At the same time, he has been trying to put the storefront behind the restaurant to good use. Originally, he had hoped to lease the 1,600 square foot space, but has been frustrated by lack of proposals backed up by written business plans. As the summer drags on, Omar has had some ideas for opening another business in the space himself.

He has so far resisted persistent suggestions from one interested party that he capitalize on relationships with the 30 plus local farmers who already supply the restaurant, to open a badly needed little green grocery. In fact, I am that interested party – it broke my heart when the Egg Store closed, and Halsted Foods could use some back up in the fresh produce department. But Omar is right that the grocery business is notoriously tough, especially in a tiny format. He is considering other restaurant concepts that might build off Nana’s existing kitchen instead.

Meanwhile, one of his neighbors has been building out another new restaurant behind the curtains in a storefront across the street. Omar says that when he asks, the owners have been vague about what kind of restaurant it will be. But he is enthusiastic about potential synergies as Halsted Street wakes up.
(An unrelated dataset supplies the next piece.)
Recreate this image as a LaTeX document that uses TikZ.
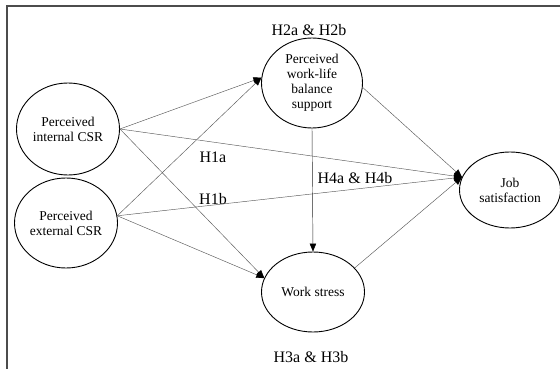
\documentclass[tikz,border=0pt]{standalone}
\usepackage{fontspec}
\setmainfont{Liberation Serif}
\usetikzlibrary{arrows.meta,shapes.geometric}

\begin{document}
\begin{tikzpicture}[x=1pt,y=-1pt,
        ell/.style={shape=ellipse,draw=black,line width=0.9pt,inner sep=0pt,align=center,font=\fontsize{13.5}{15}\selectfont},
        hyp/.style={font=\fontsize{16}{18}\selectfont},
        arr/.style={-{Triangle[length=8pt,width=6.5pt,color=black]},draw=gray!70!black,line width=0.45pt}]
        \useasboundingbox (0,0) rectangle (560,369);
        \draw[gray!60!black,line width=2pt] (7,369) -- (7,6);
        \draw[gray!60!black,line width=1.4pt] (6,6) -- (560,6);

        \node[ell,minimum width=103pt,minimum height=92pt] (int) at (68,129)  {Perceived\\internal CSR};
        \node[ell,minimum width=103pt,minimum height=90pt] (ext) at (66,223)  {Perceived\\external CSR};
        \node[ell,minimum width=101pt,minimum height=90pt] (wlb) at (312,83)  {Perceived\\work-life\\balance\\support};
        \node[ell,minimum width=101pt,minimum height=76pt] (js)  at (510,190) {Job\\satisfaction};
        \node[ell,minimum width=103pt,minimum height=80pt] (ws)  at (313,292) {Work stress};

        \node[hyp] (h2) at (309,30)  {H2a \& H2b};
        \node[hyp] (h3) at (311,357) {H3a \& H3b};
        \node[hyp] (h1a) at (213,157) {H1a};
        \node[hyp] (h1b) at (213,199) {H1b};
        \node[hyp] (h4) at (355,178) {H4a \& H4b};

	\path (int.east) edge[arr] (wlb.174);
	\path (int.east) edge[arr] (js.165);
	\path (int.east) edge[arr] (ws.164);
	\path (ext.8) edge[arr] (wlb.174);
	\path (ext.8) edge[arr] (js.165);
	\path (ext.8) edge[arr] (ws.164);
	\path (wlb.south) edge[arr,draw=black!85] (ws.north);
	\path (wlb.-5) edge[arr] (js.165);
	\path (ws.30) edge[arr] (js.165);
	\end{tikzpicture}
\end{document}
For a long time, he says it seemed like property owners on Halsted were hanging back, waiting to see what would happen. Now, new businesses are percolating and the Bridgeport arts scene has been getting press. As owners of neighboring business bring clients to Nana for lunch, Omar has been floating the idea of a new business association to help them cross-fertilize.

“If you look at Wicker Park, or Lincoln Park, they have very active business associations. And I think that’s a weakness in this area, there’s a disconnection among local businesses. There is power in numbers, but we can’t capitalize on that if we don’t really talk to each other."